Just wanted to say thanks. I just recently found your blog, and have enjoyed (heckishly so!) reading about your experiences.

And this is coming from a young Scandinavian girl, who really hasn't got anything to do with Israel. I guess I'm just troubled about the Israeli-Palestinian conflict.

Thanks for sharing all this.

- A

Israeli by Day said...

Anonymous posts and Anna - thanks a lot for the compliments and I hope you enjoy reading. I miss the army and my friends immensely, but it's a really nice feeling to still have an audience for my old writings. Thanks again!

Ben said...

Great posts. Good luck in the ezrachut!

Anonymous said...

Outstanding!!! כל הכבוד לך My daughter just made aliyah and will be enlisting in the next few months. Tzav Rishon was today. I've been reading a lot of the entries and just can't shut off my computer! Thank you! I'm sure she will be reading with the same interest as mine. Your writing will help her as she also finds her way as a lone soldier. Wish I'd have done this when I could have, but גם אני ישן, יותר מדי

Israeli by Day said...

Ben - Thanks! Ezrachut is definitely way harder than the army.

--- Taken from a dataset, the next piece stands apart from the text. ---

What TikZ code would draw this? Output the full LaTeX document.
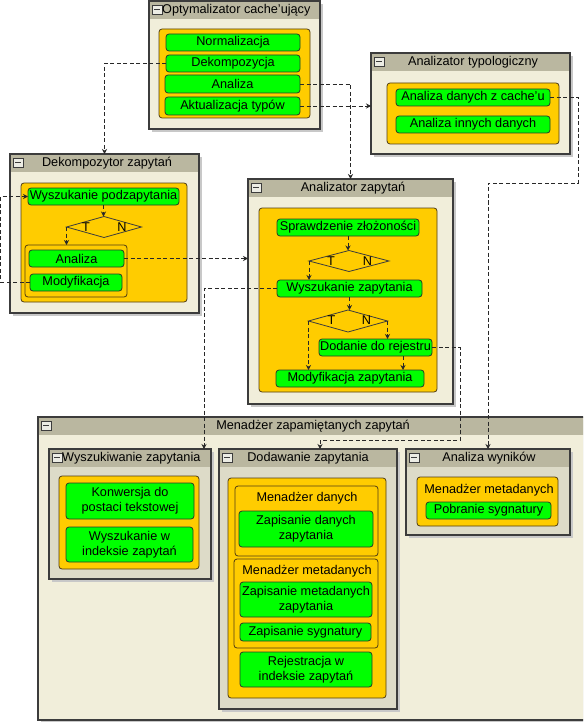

Anonymous - Thanks for your post. Good luck to your daughter, and definitely know that she'll have the time of her life. Don't hesitate to shoot me an email if you have any questions (the email address is in my profile on here).

miss said...

I miss this blog! It was a great read, especially when I was making my own way in Israel. I'm no longer there, but rereading your posts has brought on a wave of nostalgia. I hope your life post-blog has been nothing short of wonderful!

Israeli by Day said...

Sam - Thanks for the comment. I also get some nostalgia when I reread some of these posts. I'm going to catch up on your blog! Have fun over there in England.

Anonymous said...

Chag Kasher VeSameach
Still miss your blog immensely
Please, take care, Danny

Unknown said...

Hi, Danny. After all these years I am still missing your blog. Vivianne Bakola, Greece.